start SUPPLIED INFORMATION

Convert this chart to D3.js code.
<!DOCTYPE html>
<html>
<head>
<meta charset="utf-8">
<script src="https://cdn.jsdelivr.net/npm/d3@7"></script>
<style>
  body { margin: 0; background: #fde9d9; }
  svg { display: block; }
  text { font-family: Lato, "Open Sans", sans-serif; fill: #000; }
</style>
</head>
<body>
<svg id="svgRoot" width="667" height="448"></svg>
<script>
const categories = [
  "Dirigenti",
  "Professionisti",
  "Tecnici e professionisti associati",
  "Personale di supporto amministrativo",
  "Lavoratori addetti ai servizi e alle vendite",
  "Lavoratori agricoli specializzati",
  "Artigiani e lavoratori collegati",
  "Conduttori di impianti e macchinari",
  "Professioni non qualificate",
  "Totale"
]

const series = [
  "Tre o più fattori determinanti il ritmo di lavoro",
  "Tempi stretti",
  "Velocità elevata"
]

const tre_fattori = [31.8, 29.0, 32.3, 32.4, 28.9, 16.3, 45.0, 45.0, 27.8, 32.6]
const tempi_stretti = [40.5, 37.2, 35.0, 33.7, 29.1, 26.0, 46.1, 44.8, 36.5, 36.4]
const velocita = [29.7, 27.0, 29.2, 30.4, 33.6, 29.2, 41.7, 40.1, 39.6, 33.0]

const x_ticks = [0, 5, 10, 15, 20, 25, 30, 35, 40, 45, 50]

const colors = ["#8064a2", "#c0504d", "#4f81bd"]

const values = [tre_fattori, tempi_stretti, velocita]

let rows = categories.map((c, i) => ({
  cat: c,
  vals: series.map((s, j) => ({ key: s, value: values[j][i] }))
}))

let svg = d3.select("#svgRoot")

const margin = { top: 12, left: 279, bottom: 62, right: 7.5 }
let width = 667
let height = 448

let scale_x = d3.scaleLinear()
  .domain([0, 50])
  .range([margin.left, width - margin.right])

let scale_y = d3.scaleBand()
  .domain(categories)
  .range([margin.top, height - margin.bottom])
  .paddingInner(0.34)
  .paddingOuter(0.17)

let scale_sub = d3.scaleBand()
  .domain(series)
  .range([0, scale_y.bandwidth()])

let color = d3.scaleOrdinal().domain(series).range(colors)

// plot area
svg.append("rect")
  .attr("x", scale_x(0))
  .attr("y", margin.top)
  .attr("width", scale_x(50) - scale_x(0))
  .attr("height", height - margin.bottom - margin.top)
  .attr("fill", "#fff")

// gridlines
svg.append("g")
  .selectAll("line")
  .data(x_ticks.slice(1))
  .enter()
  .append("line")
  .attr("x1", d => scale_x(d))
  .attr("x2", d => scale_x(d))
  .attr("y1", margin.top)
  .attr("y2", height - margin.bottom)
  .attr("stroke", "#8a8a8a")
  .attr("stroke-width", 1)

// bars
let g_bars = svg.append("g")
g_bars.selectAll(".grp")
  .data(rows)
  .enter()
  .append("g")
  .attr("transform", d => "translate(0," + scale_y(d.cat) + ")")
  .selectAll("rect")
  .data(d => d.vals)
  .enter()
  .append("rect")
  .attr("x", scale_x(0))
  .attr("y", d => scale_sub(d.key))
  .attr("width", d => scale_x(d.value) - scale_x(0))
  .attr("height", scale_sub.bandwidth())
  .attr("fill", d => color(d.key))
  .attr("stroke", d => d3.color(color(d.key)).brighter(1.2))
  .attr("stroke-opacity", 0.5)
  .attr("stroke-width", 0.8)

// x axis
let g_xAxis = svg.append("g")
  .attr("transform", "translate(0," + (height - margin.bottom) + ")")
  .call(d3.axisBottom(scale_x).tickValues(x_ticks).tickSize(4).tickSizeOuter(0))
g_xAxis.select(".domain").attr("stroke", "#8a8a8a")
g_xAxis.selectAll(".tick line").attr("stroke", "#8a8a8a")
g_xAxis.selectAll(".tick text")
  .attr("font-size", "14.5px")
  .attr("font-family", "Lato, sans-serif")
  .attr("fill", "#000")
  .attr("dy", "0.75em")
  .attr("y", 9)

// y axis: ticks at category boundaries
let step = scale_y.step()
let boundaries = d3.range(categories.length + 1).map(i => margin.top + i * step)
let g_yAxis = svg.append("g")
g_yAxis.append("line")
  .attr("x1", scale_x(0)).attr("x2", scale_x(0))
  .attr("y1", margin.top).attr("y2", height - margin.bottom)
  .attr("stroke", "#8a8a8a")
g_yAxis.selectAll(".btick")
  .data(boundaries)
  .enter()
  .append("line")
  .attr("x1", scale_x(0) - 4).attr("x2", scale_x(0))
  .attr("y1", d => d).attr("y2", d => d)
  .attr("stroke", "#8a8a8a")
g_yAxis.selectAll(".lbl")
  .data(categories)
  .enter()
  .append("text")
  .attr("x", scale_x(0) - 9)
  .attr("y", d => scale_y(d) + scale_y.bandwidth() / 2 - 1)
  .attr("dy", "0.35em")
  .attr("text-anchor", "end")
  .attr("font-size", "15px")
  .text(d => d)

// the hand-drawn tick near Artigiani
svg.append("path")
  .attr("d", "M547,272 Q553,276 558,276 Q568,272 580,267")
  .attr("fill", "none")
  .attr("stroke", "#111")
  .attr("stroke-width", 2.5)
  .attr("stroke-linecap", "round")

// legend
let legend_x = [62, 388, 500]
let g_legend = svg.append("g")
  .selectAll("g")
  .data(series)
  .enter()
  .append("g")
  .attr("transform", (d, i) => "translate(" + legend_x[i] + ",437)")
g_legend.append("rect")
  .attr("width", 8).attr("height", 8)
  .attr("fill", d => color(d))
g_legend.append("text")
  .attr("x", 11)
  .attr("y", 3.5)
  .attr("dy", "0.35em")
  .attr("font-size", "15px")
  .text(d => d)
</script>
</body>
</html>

end SUPPLIED INFORMATION

Give back the whole listing, word for word.

Convert this chart to D3.js code.
<!DOCTYPE html>
<html>
<head>
<meta charset="utf-8">
<script src="https://cdn.jsdelivr.net/npm/d3@7"></script>
<style>
  body { margin: 0; background: #fde9d9; }
  svg { display: block; }
  text { font-family: Lato, "Open Sans", sans-serif; fill: #000; }
</style>
</head>
<body>
<svg id="svgRoot" width="667" height="448"></svg>
<script>
const categories = [
  "Dirigenti",
  "Professionisti",
  "Tecnici e professionisti associati",
  "Personale di supporto amministrativo",
  "Lavoratori addetti ai servizi e alle vendite",
  "Lavoratori agricoli specializzati",
  "Artigiani e lavoratori collegati",
  "Conduttori di impianti e macchinari",
  "Professioni non qualificate",
  "Totale"
]

const series = [
  "Tre o più fattori determinanti il ritmo di lavoro",
  "Tempi stretti",
  "Velocità elevata"
]

const tre_fattori = [31.8, 29.0, 32.3, 32.4, 28.9, 16.3, 45.0, 45.0, 27.8, 32.6]
const tempi_stretti = [40.5, 37.2, 35.0, 33.7, 29.1, 26.0, 46.1, 44.8, 36.5, 36.4]
const velocita = [29.7, 27.0, 29.2, 30.4, 33.6, 29.2, 41.7, 40.1, 39.6, 33.0]

const x_ticks = [0, 5, 10, 15, 20, 25, 30, 35, 40, 45, 50]

const colors = ["#8064a2", "#c0504d", "#4f81bd"]

const values = [tre_fattori, tempi_stretti, velocita]

let rows = categories.map((c, i) => ({
  cat: c,
  vals: series.map((s, j) => ({ key: s, value: values[j][i] }))
}))

let svg = d3.select("#svgRoot")

const margin = { top: 12, left: 279, bottom: 62, right: 7.5 }
let width = 667
let height = 448

let scale_x = d3.scaleLinear()
  .domain([0, 50])
  .range([margin.left, width - margin.right])

let scale_y = d3.scaleBand()
  .domain(categories)
  .range([margin.top, height - margin.bottom])
  .paddingInner(0.34)
  .paddingOuter(0.17)

let scale_sub = d3.scaleBand()
  .domain(series)
  .range([0, scale_y.bandwidth()])

let color = d3.scaleOrdinal().domain(series).range(colors)

// plot area
svg.append("rect")
  .attr("x", scale_x(0))
  .attr("y", margin.top)
  .attr("width", scale_x(50) - scale_x(0))
  .attr("height", height - margin.bottom - margin.top)
  .attr("fill", "#fff")

// gridlines
svg.append("g")
  .selectAll("line")
  .data(x_ticks.slice(1))
  .enter()
  .append("line")
  .attr("x1", d => scale_x(d))
  .attr("x2", d => scale_x(d))
  .attr("y1", margin.top)
  .attr("y2", height - margin.bottom)
  .attr("stroke", "#8a8a8a")
  .attr("stroke-width", 1)

// bars
let g_bars = svg.append("g")
g_bars.selectAll(".grp")
  .data(rows)
  .enter()
  .append("g")
  .attr("transform", d => "translate(0," + scale_y(d.cat) + ")")
  .selectAll("rect")
  .data(d => d.vals)
  .enter()
  .append("rect")
  .attr("x", scale_x(0))
  .attr("y", d => scale_sub(d.key))
  .attr("width", d => scale_x(d.value) - scale_x(0))
  .attr("height", scale_sub.bandwidth())
  .attr("fill", d => color(d.key))
  .attr("stroke", d => d3.color(color(d.key)).brighter(1.2))
  .attr("stroke-opacity", 0.5)
  .attr("stroke-width", 0.8)

// x axis
let g_xAxis = svg.append("g")
  .attr("transform", "translate(0," + (height - margin.bottom) + ")")
  .call(d3.axisBottom(scale_x).tickValues(x_ticks).tickSize(4).tickSizeOuter(0))
g_xAxis.select(".domain").attr("stroke", "#8a8a8a")
g_xAxis.selectAll(".tick line").attr("stroke", "#8a8a8a")
g_xAxis.selectAll(".tick text")
  .attr("font-size", "14.5px")
  .attr("font-family", "Lato, sans-serif")
  .attr("fill", "#000")
  .attr("dy", "0.75em")
  .attr("y", 9)

// y axis: ticks at category boundaries
let step = scale_y.step()
let boundaries = d3.range(categories.length + 1).map(i => margin.top + i * step)
let g_yAxis = svg.append("g")
g_yAxis.append("line")
  .attr("x1", scale_x(0)).attr("x2", scale_x(0))
  .attr("y1", margin.top).attr("y2", height - margin.bottom)
  .attr("stroke", "#8a8a8a")
g_yAxis.selectAll(".btick")
  .data(boundaries)
  .enter()
  .append("line")
  .attr("x1", scale_x(0) - 4).attr("x2", scale_x(0))
  .attr("y1", d => d).attr("y2", d => d)
  .attr("stroke", "#8a8a8a")
g_yAxis.selectAll(".lbl")
  .data(categories)
  .enter()
  .append("text")
  .attr("x", scale_x(0) - 9)
  .attr("y", d => scale_y(d) + scale_y.bandwidth() / 2 - 1)
  .attr("dy", "0.35em")
  .attr("text-anchor", "end")
  .attr("font-size", "15px")
  .text(d => d)

// the hand-drawn tick near Artigiani
svg.append("path")
  .attr("d", "M547,272 Q553,276 558,276 Q568,272 580,267")
  .attr("fill", "none")
  .attr("stroke", "#111")
  .attr("stroke-width", 2.5)
  .attr("stroke-linecap", "round")

// legend
let legend_x = [62, 388, 500]
let g_legend = svg.append("g")
  .selectAll("g")
  .data(series)
  .enter()
  .append("g")
  .attr("transform", (d, i) => "translate(" + legend_x[i] + ",437)")
g_legend.append("rect")
  .attr("width", 8).attr("height", 8)
  .attr("fill", d => color(d))
g_legend.append("text")
  .attr("x", 11)
  .attr("y", 3.5)
  .attr("dy", "0.35em")
  .attr("font-size", "15px")
  .text(d => d)
</script>
</body>
</html>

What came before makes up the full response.